# Goal
Transcribe the listing verbatim. Do not carry over any pictures.

# Available data
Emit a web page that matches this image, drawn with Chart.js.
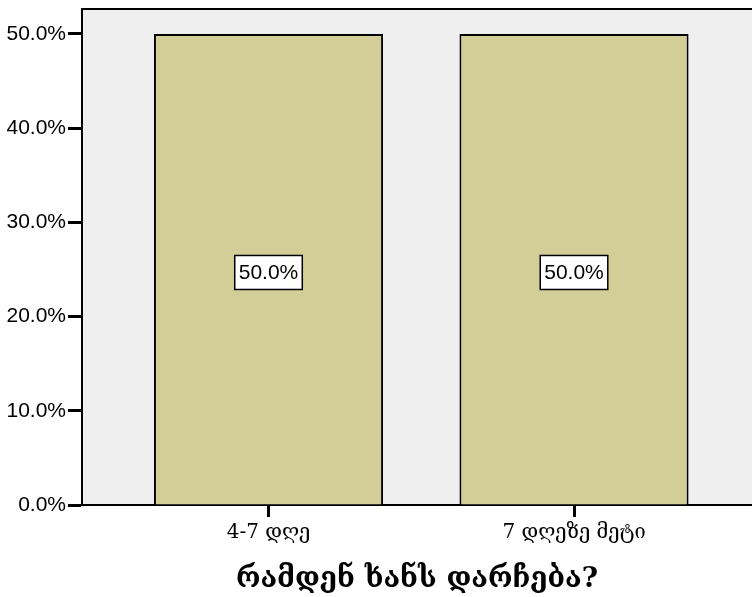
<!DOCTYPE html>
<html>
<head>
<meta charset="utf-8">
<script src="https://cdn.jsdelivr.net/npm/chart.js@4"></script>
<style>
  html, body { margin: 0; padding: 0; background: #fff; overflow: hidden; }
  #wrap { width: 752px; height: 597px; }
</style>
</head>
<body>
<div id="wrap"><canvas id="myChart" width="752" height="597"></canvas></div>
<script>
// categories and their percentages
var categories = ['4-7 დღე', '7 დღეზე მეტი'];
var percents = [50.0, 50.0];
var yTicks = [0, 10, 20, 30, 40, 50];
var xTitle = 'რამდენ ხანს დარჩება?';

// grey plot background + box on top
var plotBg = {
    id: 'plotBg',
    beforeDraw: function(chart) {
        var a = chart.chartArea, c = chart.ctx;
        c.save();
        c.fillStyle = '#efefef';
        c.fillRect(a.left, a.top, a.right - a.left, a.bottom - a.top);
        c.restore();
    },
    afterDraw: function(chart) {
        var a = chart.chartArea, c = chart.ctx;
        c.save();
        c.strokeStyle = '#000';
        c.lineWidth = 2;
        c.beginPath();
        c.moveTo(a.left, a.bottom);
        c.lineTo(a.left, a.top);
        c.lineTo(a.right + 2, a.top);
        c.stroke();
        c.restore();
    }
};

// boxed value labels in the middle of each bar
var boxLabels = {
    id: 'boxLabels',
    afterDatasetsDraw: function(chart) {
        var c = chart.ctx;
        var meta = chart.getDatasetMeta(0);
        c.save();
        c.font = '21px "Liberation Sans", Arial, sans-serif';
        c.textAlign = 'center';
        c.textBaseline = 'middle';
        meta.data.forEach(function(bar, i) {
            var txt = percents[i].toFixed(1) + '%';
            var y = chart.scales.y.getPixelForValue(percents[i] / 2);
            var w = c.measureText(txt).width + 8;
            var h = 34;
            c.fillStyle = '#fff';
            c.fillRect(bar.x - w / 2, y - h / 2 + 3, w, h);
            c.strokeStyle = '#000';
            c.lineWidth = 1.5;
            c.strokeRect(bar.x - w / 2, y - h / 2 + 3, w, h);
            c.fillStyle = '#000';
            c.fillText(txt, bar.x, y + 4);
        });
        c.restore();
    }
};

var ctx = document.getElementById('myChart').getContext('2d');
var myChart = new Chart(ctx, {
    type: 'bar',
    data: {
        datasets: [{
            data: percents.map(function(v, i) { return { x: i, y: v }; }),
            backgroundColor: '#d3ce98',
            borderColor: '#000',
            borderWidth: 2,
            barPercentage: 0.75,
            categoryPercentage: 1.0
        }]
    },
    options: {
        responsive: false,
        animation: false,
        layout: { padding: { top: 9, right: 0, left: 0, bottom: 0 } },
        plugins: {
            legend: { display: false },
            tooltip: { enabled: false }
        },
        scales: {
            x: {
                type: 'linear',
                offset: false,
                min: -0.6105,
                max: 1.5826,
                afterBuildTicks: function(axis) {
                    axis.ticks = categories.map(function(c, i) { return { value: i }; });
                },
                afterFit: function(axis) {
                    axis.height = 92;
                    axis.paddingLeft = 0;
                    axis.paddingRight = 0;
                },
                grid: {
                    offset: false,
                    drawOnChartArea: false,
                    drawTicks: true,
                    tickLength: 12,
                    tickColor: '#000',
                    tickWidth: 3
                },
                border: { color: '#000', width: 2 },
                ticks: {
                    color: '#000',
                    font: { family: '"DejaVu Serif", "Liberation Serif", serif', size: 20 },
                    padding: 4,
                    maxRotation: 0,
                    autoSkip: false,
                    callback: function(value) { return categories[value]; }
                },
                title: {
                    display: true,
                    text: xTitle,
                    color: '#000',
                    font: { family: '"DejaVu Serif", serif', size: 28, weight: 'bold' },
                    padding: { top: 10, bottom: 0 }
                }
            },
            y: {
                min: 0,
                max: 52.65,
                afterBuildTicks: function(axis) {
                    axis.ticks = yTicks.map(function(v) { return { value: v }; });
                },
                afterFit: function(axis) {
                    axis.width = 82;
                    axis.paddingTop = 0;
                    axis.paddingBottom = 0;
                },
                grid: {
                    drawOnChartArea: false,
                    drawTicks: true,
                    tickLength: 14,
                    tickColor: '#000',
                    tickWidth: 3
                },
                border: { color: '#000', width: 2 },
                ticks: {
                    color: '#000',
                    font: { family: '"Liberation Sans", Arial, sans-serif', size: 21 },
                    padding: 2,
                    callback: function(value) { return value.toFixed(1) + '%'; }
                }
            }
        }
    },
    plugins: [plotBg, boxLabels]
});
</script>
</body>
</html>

# Correct result
Emit a web page that matches this image, drawn with Chart.js.
<!DOCTYPE html>
<html>
<head>
<meta charset="utf-8">
<script src="https://cdn.jsdelivr.net/npm/chart.js@4"></script>
<style>
  html, body { margin: 0; padding: 0; background: #fff; overflow: hidden; }
  #wrap { width: 752px; height: 597px; }
</style>
</head>
<body>
<div id="wrap"><canvas id="myChart" width="752" height="597"></canvas></div>
<script>
// categories and their percentages
var categories = ['4-7 დღე', '7 დღეზე მეტი'];
var percents = [50.0, 50.0];
var yTicks = [0, 10, 20, 30, 40, 50];
var xTitle = 'რამდენ ხანს დარჩება?';

// grey plot background + box on top
var plotBg = {
    id: 'plotBg',
    beforeDraw: function(chart) {
        var a = chart.chartArea, c = chart.ctx;
        c.save();
        c.fillStyle = '#efefef';
        c.fillRect(a.left, a.top, a.right - a.left, a.bottom - a.top);
        c.restore();
    },
    afterDraw: function(chart) {
        var a = chart.chartArea, c = chart.ctx;
        c.save();
        c.strokeStyle = '#000';
        c.lineWidth = 2;
        c.beginPath();
        c.moveTo(a.left, a.bottom);
        c.lineTo(a.left, a.top);
        c.lineTo(a.right + 2, a.top);
        c.stroke();
        c.restore();
    }
};

// boxed value labels in the middle of each bar
var boxLabels = {
    id: 'boxLabels',
    afterDatasetsDraw: function(chart) {
        var c = chart.ctx;
        var meta = chart.getDatasetMeta(0);
        c.save();
        c.font = '21px "Liberation Sans", Arial, sans-serif';
        c.textAlign = 'center';
        c.textBaseline = 'middle';
        meta.data.forEach(function(bar, i) {
            var txt = percents[i].toFixed(1) + '%';
            var y = chart.scales.y.getPixelForValue(percents[i] / 2);
            var w = c.measureText(txt).width + 8;
            var h = 34;
            c.fillStyle = '#fff';
            c.fillRect(bar.x - w / 2, y - h / 2 + 3, w, h);
            c.strokeStyle = '#000';
            c.lineWidth = 1.5;
            c.strokeRect(bar.x - w / 2, y - h / 2 + 3, w, h);
            c.fillStyle = '#000';
            c.fillText(txt, bar.x, y + 4);
        });
        c.restore();
    }
};

var ctx = document.getElementById('myChart').getContext('2d');
var myChart = new Chart(ctx, {
    type: 'bar',
    data: {
        datasets: [{
            data: percents.map(function(v, i) { return { x: i, y: v }; }),
            backgroundColor: '#d3ce98',
            borderColor: '#000',
            borderWidth: 2,
            barPercentage: 0.75,
            categoryPercentage: 1.0
        }]
    },
    options: {
        responsive: false,
        animation: false,
        layout: { padding: { top: 9, right: 0, left: 0, bottom: 0 } },
        plugins: {
            legend: { display: false },
            tooltip: { enabled: false }
        },
        scales: {
            x: {
                type: 'linear',
                offset: false,
                min: -0.6105,
                max: 1.5826,
                afterBuildTicks: function(axis) {
                    axis.ticks = categories.map(function(c, i) { return { value: i }; });
                },
                afterFit: function(axis) {
                    axis.height = 92;
                    axis.paddingLeft = 0;
                    axis.paddingRight = 0;
                },
                grid: {
                    offset: false,
                    drawOnChartArea: false,
                    drawTicks: true,
                    tickLength: 12,
                    tickColor: '#000',
                    tickWidth: 3
                },
                border: { color: '#000', width: 2 },
                ticks: {
                    color: '#000',
                    font: { family: '"DejaVu Serif", "Liberation Serif", serif', size: 20 },
                    padding: 4,
                    maxRotation: 0,
                    autoSkip: false,
                    callback: function(value) { return categories[value]; }
                },
                title: {
                    display: true,
                    text: xTitle,
                    color: '#000',
                    font: { family: '"DejaVu Serif", serif', size: 28, weight: 'bold' },
                    padding: { top: 10, bottom: 0 }
                }
            },
            y: {
                min: 0,
                max: 52.65,
                afterBuildTicks: function(axis) {
                    axis.ticks = yTicks.map(function(v) { return { value: v }; });
                },
                afterFit: function(axis) {
                    axis.width = 82;
                    axis.paddingTop = 0;
                    axis.paddingBottom = 0;
                },
                grid: {
                    drawOnChartArea: false,
                    drawTicks: true,
                    tickLength: 14,
                    tickColor: '#000',
                    tickWidth: 3
                },
                border: { color: '#000', width: 2 },
                ticks: {
                    color: '#000',
                    font: { family: '"Liberation Sans", Arial, sans-serif', size: 21 },
                    padding: 2,
                    callback: function(value) { return value.toFixed(1) + '%'; }
                }
            }
        }
    },
    plugins: [plotBg, boxLabels]
});
</script>
</body>
</html>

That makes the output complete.